What the task requires: Both the line containing "Write the matplotlib code for this chart." and the line containing "dist_colors = ['#374649', '#01b8aa', '#f2c80f', '#fd625e']" are part of the range to copy, along with every line between them. Copy it exactly and leave out the pictures.

Data shown:
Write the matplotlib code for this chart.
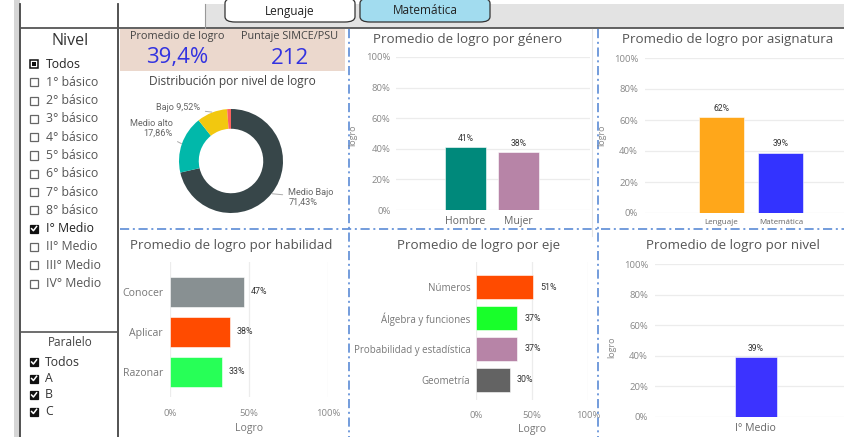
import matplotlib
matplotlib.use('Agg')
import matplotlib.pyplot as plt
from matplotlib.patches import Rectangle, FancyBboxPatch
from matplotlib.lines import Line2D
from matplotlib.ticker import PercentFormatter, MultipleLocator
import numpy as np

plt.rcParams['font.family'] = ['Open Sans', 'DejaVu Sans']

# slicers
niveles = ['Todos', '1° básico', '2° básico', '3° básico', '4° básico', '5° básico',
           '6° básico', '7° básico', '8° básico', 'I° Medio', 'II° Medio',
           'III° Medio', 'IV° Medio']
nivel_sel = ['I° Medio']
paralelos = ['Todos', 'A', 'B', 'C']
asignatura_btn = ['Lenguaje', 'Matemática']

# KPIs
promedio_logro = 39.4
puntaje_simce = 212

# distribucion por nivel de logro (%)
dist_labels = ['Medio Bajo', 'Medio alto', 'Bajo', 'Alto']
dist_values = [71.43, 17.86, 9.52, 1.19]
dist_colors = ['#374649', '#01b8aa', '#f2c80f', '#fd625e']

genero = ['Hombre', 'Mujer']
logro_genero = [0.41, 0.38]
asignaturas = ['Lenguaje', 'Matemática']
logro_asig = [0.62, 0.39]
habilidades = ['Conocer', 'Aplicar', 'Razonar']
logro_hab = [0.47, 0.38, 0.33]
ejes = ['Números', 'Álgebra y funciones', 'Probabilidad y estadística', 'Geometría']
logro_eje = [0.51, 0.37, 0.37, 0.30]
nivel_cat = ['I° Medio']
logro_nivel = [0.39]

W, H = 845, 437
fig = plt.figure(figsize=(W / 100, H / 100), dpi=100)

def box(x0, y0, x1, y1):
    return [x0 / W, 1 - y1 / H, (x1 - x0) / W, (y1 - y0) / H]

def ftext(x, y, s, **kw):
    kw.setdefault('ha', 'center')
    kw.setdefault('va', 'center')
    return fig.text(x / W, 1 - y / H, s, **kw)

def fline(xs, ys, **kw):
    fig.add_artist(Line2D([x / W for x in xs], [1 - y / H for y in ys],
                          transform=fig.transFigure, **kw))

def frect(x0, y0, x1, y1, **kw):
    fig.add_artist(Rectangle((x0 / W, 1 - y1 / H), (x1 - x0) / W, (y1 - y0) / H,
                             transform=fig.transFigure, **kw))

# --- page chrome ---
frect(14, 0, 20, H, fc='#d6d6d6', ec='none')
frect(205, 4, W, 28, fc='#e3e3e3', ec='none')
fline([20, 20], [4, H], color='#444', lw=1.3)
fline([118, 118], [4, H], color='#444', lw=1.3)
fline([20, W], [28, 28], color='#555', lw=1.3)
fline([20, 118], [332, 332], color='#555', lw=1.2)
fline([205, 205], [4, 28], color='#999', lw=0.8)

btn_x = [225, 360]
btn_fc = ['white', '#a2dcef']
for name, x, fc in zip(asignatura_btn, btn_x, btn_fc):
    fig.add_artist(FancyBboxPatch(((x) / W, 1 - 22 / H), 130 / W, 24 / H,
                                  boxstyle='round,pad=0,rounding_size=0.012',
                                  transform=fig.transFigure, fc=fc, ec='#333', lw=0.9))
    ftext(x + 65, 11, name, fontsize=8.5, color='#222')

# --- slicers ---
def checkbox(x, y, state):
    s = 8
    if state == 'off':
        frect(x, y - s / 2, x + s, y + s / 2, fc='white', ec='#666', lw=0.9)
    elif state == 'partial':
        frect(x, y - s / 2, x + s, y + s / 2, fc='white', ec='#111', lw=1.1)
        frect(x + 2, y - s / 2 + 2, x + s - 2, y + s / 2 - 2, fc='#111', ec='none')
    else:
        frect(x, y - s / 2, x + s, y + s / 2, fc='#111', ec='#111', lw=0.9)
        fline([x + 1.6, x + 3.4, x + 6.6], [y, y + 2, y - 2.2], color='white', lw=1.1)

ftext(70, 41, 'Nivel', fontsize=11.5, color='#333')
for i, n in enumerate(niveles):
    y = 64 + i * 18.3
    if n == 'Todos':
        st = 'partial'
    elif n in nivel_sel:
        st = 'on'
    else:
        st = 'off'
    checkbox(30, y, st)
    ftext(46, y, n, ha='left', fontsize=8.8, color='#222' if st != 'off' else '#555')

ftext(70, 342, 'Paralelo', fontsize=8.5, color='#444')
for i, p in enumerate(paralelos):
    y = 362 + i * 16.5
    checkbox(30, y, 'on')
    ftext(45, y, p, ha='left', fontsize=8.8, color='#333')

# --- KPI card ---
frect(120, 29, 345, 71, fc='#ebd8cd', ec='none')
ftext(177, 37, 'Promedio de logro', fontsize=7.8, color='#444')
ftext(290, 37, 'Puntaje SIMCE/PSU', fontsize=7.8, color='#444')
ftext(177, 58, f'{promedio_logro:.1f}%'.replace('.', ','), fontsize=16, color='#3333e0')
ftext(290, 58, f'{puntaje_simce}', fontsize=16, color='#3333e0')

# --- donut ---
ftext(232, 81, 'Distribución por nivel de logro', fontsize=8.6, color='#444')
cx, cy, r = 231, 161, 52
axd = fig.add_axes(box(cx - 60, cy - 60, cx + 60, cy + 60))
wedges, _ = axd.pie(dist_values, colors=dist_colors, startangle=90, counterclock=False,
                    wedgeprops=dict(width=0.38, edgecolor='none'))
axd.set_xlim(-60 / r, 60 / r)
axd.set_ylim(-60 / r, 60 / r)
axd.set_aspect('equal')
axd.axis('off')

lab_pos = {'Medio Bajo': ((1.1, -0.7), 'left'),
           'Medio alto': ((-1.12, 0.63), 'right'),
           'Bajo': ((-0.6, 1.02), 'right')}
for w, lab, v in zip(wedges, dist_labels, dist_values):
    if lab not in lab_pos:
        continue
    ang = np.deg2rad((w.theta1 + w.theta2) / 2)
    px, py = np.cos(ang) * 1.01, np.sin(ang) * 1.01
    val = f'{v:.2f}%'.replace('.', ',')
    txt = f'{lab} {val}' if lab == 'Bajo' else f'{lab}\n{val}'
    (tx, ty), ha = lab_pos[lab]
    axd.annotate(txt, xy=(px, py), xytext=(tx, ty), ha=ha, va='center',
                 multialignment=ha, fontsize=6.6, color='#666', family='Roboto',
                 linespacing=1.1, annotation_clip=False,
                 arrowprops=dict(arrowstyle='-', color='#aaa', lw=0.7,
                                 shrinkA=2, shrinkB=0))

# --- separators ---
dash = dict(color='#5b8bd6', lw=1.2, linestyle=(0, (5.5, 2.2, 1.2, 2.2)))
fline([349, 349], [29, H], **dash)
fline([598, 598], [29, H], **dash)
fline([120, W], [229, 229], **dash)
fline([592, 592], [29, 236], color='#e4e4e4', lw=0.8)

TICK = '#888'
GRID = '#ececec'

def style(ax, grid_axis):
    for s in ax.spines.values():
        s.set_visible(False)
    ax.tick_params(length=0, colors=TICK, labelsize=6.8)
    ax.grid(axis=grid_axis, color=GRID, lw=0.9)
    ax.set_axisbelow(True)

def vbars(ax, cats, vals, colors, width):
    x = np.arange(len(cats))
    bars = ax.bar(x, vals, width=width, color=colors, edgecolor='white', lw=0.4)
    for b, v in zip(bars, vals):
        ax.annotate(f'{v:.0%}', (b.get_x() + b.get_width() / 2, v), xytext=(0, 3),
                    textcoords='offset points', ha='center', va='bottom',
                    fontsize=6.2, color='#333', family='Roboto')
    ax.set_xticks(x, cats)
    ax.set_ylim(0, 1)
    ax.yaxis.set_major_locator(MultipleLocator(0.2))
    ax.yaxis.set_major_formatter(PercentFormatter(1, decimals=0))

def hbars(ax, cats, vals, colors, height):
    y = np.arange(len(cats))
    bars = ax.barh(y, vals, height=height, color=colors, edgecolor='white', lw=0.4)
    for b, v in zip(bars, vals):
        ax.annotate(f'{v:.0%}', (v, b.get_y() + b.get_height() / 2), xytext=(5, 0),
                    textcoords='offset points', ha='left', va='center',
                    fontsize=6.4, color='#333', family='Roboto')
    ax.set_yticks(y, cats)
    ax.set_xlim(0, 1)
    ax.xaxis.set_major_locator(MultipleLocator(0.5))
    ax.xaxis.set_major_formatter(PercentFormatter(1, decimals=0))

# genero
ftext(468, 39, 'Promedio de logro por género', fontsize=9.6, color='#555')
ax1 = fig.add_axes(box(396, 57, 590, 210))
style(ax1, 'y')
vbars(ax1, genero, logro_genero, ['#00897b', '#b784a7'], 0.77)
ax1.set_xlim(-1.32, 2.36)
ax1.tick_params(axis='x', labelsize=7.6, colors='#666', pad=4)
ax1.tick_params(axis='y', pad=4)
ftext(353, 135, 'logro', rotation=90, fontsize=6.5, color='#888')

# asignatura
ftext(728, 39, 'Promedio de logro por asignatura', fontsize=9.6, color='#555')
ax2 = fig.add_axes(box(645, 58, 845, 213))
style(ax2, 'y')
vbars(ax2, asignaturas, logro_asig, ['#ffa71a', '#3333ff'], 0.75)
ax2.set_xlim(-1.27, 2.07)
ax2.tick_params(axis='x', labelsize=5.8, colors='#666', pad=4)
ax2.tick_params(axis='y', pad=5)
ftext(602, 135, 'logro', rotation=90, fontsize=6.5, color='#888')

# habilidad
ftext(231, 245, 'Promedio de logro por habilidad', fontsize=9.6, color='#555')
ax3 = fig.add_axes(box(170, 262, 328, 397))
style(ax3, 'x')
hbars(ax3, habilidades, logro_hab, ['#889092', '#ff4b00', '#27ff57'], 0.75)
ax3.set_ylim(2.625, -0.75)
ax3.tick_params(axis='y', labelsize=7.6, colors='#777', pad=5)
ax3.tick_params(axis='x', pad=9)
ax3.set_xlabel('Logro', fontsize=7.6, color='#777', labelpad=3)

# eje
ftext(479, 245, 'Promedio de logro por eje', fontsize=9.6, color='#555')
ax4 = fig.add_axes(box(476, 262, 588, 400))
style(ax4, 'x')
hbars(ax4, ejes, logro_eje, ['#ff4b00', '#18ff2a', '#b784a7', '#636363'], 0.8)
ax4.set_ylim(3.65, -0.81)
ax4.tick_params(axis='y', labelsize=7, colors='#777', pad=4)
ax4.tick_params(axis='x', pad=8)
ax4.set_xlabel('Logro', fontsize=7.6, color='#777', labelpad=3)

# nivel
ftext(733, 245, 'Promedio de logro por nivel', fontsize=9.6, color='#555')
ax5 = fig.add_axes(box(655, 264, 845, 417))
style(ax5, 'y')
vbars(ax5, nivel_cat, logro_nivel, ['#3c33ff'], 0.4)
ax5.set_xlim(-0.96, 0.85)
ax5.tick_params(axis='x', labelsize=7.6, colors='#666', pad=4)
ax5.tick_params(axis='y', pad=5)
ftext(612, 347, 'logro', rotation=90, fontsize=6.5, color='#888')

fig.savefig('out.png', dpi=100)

---

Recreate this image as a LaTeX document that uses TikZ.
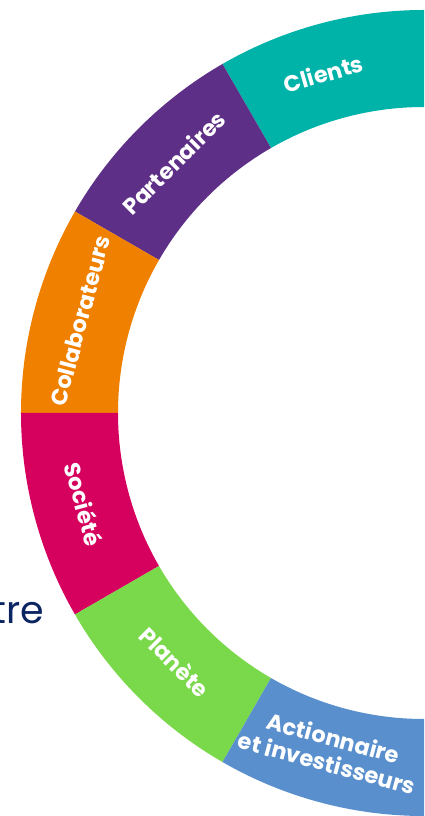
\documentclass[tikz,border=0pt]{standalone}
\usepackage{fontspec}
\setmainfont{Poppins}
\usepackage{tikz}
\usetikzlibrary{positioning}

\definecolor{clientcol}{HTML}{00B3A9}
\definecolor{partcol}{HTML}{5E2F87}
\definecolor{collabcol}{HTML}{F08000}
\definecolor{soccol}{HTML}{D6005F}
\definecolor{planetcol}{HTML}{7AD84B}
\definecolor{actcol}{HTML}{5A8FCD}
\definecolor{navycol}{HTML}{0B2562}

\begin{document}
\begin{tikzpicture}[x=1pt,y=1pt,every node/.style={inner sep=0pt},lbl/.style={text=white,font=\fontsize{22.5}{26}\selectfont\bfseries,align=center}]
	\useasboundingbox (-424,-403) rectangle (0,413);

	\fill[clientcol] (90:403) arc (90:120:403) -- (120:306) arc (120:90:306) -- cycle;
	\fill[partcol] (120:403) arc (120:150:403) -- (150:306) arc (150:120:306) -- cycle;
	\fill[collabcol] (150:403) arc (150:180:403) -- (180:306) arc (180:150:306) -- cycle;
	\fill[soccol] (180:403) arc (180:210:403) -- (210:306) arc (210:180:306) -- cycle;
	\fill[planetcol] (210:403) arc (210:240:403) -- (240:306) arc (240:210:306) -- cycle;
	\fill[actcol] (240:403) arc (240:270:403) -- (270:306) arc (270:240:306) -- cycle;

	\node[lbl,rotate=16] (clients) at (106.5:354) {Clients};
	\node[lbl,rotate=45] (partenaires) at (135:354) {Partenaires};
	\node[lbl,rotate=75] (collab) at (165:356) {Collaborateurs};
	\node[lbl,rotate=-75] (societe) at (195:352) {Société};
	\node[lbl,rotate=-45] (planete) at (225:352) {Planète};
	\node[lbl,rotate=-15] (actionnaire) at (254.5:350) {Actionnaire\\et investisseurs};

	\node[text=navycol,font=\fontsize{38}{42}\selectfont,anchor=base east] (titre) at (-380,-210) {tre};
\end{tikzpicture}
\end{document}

Result for this task:
Write the matplotlib code for this chart.
import matplotlib
matplotlib.use('Agg')
import matplotlib.pyplot as plt
from matplotlib.patches import Rectangle, FancyBboxPatch
from matplotlib.lines import Line2D
from matplotlib.ticker import PercentFormatter, MultipleLocator
import numpy as np

plt.rcParams['font.family'] = ['Open Sans', 'DejaVu Sans']

# slicers
niveles = ['Todos', '1° básico', '2° básico', '3° básico', '4° básico', '5° básico',
           '6° básico', '7° básico', '8° básico', 'I° Medio', 'II° Medio',
           'III° Medio', 'IV° Medio']
nivel_sel = ['I° Medio']
paralelos = ['Todos', 'A', 'B', 'C']
asignatura_btn = ['Lenguaje', 'Matemática']

# KPIs
promedio_logro = 39.4
puntaje_simce = 212

# distribucion por nivel de logro (%)
dist_labels = ['Medio Bajo', 'Medio alto', 'Bajo', 'Alto']
dist_values = [71.43, 17.86, 9.52, 1.19]
dist_colors = ['#374649', '#01b8aa', '#f2c80f', '#fd625e']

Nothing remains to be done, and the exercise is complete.